--- BEGIN Supplied records ---
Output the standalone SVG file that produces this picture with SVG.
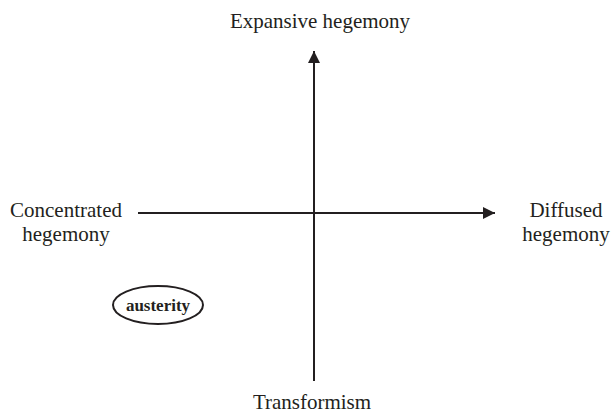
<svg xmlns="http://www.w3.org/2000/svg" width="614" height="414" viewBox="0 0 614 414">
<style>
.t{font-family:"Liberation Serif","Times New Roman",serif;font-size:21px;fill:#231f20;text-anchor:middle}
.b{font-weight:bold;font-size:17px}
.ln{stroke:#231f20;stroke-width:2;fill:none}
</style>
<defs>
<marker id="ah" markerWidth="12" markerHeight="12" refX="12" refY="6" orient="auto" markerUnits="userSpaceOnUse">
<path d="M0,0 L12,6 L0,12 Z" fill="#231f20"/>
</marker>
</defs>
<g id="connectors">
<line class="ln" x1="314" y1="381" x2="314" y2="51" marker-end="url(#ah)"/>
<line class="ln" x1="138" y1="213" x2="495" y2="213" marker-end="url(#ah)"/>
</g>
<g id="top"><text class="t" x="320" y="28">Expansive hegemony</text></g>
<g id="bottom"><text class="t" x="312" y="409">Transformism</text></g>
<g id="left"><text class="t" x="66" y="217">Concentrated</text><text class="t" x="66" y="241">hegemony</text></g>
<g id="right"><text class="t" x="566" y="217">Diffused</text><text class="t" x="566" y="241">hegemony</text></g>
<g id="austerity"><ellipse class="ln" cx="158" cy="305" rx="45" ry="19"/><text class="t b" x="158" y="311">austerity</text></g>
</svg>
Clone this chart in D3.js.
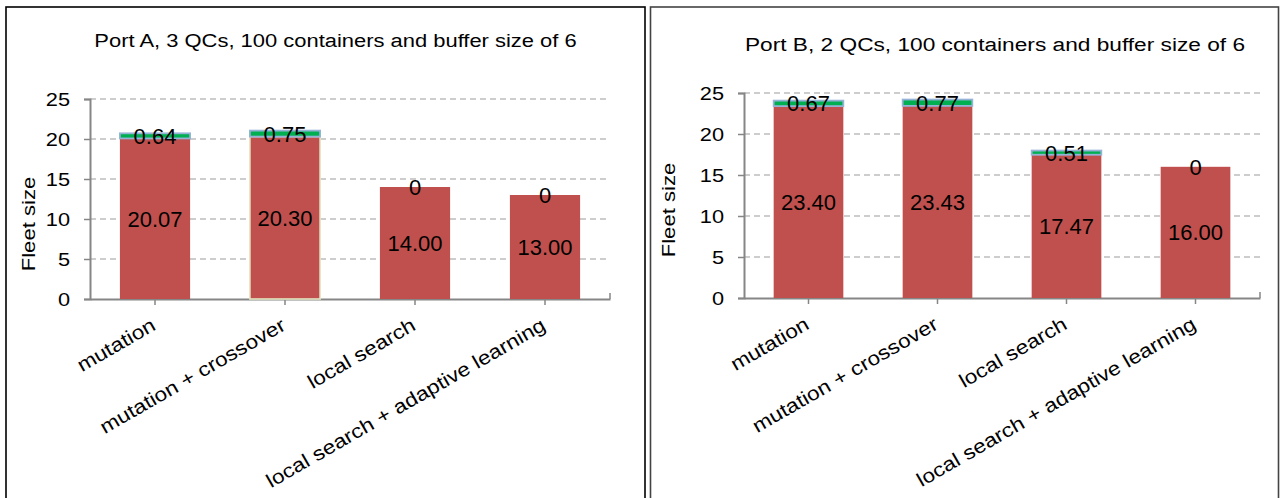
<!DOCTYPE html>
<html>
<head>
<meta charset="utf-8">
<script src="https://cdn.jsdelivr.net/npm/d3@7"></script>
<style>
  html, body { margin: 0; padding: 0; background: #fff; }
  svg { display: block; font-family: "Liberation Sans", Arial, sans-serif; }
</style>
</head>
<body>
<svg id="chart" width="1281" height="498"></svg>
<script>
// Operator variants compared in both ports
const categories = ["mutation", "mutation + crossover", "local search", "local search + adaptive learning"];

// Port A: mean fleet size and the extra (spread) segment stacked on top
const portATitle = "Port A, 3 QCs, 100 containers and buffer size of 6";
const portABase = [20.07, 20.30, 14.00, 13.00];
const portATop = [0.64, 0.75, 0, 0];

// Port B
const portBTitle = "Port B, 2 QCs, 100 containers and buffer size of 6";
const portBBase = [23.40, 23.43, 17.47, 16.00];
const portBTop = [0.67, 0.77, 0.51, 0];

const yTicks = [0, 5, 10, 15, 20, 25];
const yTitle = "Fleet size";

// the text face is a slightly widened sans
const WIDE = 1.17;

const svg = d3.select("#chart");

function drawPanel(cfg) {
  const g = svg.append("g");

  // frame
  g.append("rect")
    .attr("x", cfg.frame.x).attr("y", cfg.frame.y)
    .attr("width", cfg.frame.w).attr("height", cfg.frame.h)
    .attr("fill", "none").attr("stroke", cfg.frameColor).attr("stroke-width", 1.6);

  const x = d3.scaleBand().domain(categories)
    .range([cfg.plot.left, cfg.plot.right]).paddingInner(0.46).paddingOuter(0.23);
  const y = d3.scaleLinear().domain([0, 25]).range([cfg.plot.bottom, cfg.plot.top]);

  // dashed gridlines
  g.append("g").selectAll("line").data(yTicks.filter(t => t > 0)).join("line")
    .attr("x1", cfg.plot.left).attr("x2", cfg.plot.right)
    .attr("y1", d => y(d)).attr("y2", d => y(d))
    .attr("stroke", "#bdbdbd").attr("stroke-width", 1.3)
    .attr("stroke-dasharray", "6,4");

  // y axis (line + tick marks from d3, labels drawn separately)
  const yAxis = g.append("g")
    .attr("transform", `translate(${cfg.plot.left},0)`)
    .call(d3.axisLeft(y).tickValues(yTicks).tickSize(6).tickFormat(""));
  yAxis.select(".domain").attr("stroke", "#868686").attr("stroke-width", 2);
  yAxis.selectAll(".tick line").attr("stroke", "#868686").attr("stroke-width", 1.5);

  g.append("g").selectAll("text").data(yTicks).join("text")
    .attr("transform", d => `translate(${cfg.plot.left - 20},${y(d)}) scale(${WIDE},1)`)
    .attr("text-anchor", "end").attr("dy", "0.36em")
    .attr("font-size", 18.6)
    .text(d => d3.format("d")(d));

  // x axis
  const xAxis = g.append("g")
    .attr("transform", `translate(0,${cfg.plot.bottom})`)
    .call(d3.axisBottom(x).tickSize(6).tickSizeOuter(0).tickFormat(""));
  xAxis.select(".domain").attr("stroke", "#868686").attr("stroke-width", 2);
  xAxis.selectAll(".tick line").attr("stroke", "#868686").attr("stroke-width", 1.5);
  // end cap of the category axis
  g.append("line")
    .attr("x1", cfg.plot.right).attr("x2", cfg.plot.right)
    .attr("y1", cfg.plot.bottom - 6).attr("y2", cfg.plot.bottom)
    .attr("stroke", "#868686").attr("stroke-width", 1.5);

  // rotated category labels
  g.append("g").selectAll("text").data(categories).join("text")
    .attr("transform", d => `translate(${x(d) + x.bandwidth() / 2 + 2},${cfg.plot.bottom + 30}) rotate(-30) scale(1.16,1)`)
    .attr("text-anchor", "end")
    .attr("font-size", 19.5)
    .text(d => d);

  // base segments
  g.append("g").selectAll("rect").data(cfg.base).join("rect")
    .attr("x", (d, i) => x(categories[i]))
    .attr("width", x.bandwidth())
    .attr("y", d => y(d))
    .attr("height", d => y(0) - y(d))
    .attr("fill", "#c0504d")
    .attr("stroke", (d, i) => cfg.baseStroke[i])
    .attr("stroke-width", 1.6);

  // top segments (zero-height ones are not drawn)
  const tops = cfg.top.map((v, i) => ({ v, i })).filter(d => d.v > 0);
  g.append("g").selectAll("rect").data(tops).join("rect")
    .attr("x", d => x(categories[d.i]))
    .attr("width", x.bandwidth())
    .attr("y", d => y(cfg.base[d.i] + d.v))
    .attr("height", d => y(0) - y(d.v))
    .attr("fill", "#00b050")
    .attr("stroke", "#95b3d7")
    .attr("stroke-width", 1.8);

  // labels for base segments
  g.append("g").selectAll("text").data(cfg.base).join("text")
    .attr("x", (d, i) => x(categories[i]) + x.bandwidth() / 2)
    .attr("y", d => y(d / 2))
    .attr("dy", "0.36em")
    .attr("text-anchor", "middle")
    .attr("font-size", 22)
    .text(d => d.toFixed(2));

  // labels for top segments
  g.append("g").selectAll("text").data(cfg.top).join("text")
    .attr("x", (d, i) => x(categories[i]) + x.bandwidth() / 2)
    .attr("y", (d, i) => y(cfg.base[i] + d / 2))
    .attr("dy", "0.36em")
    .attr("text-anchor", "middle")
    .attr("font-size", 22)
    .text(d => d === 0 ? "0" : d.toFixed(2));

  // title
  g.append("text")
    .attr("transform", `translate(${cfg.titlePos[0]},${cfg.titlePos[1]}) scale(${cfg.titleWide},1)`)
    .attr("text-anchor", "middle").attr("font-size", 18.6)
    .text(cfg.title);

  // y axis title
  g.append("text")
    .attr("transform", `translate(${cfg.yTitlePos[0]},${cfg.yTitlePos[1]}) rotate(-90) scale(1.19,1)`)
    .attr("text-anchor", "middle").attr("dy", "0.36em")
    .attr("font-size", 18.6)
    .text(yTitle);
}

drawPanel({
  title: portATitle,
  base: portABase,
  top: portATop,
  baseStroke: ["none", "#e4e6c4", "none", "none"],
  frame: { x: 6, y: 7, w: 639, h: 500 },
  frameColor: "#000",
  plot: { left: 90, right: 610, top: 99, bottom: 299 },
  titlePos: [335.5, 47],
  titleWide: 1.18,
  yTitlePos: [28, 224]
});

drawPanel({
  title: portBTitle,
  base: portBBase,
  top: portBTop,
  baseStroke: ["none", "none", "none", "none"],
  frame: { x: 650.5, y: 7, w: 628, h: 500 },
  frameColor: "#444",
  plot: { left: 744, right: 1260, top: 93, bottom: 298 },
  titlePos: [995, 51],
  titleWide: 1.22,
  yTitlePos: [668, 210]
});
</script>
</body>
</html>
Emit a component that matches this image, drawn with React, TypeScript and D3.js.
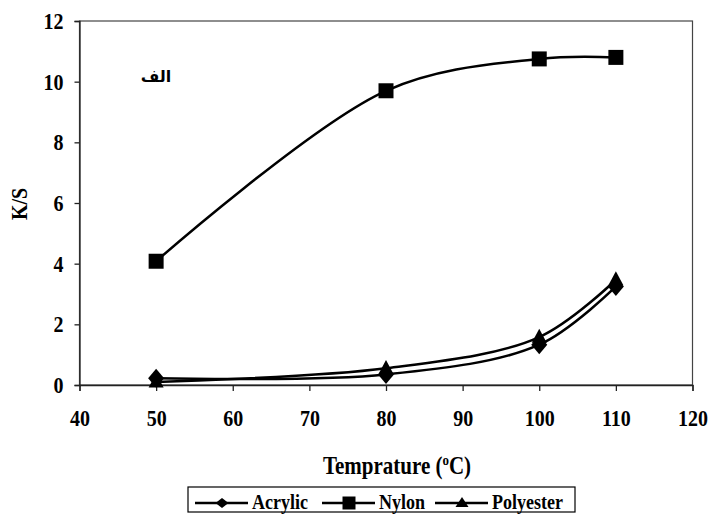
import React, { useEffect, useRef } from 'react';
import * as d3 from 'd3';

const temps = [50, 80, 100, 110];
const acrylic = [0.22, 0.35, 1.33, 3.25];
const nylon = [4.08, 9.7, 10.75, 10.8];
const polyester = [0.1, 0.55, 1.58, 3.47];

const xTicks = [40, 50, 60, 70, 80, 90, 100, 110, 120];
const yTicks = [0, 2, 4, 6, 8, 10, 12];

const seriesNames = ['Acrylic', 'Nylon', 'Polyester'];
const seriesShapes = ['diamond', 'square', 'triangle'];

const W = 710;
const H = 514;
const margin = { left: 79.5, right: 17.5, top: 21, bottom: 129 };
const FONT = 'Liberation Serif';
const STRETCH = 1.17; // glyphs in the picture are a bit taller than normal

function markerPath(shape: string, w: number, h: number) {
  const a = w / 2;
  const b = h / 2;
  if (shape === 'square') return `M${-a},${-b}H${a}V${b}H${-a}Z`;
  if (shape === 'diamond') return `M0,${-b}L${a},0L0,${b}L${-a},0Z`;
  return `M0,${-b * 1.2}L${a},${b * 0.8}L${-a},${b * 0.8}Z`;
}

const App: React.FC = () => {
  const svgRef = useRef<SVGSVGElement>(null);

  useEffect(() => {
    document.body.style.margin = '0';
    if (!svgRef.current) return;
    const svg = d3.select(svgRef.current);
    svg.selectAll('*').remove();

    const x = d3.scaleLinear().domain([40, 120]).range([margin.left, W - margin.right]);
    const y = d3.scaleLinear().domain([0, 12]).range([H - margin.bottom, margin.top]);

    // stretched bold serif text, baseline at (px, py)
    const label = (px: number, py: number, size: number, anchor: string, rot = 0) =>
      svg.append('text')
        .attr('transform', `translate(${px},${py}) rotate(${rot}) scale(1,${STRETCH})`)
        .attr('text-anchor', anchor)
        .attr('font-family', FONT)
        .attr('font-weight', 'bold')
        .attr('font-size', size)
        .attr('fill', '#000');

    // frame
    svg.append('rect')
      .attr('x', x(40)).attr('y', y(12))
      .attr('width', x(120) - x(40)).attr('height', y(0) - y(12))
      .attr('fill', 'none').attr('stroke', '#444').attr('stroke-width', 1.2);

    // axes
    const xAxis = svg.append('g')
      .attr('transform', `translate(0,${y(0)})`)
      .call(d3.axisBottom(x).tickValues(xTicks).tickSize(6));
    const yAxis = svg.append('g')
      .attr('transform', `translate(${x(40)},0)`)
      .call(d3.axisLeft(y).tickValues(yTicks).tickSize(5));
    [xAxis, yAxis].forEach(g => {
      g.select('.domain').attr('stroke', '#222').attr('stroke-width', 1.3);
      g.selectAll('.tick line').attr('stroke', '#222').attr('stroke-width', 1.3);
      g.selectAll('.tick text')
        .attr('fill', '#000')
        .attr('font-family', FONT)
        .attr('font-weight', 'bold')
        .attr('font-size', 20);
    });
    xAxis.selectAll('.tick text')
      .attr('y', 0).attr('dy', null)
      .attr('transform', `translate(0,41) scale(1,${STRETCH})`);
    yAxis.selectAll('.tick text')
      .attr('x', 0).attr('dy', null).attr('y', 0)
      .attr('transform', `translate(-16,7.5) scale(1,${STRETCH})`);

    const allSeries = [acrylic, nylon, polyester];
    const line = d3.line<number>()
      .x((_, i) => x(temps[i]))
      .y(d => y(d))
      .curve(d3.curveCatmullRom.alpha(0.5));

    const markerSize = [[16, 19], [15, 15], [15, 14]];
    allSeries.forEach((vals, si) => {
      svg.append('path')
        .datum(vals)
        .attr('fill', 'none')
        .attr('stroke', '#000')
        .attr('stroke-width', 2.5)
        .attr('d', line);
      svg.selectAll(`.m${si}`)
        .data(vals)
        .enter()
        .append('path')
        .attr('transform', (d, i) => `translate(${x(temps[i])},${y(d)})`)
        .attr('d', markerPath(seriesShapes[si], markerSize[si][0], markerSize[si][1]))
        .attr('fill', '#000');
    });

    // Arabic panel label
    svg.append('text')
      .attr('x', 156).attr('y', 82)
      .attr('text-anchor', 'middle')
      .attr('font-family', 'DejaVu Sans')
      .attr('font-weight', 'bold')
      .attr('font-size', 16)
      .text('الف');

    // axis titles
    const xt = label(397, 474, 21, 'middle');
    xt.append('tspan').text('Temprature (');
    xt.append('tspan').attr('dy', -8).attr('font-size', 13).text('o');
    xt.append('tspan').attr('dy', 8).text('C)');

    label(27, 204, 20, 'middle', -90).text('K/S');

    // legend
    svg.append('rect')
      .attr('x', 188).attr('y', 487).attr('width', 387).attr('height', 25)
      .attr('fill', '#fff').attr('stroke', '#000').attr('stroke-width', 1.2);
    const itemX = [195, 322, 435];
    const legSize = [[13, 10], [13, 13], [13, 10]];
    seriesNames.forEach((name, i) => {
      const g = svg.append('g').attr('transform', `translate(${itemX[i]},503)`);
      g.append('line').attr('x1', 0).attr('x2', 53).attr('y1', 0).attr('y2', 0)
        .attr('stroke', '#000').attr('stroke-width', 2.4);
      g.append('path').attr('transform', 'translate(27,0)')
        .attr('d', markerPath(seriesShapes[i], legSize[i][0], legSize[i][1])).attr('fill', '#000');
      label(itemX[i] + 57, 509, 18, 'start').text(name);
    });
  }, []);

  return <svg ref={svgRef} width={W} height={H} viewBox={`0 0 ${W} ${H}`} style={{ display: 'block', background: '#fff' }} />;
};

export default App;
--- END Supplied records ---
* Task objective
Give again, exactly as written, only the lines that start at the one with "Emit a component" and end at the one with "const seriesShapes = ['diamond', 'square', 'triangle'];", both included. Skip any pictures.

* Finished answer
Emit a component that matches this image, drawn with React, TypeScript and D3.js.
import React, { useEffect, useRef } from 'react';
import * as d3 from 'd3';

const temps = [50, 80, 100, 110];
const acrylic = [0.22, 0.35, 1.33, 3.25];
const nylon = [4.08, 9.7, 10.75, 10.8];
const polyester = [0.1, 0.55, 1.58, 3.47];

const xTicks = [40, 50, 60, 70, 80, 90, 100, 110, 120];
const yTicks = [0, 2, 4, 6, 8, 10, 12];

const seriesNames = ['Acrylic', 'Nylon', 'Polyester'];
const seriesShapes = ['diamond', 'square', 'triangle'];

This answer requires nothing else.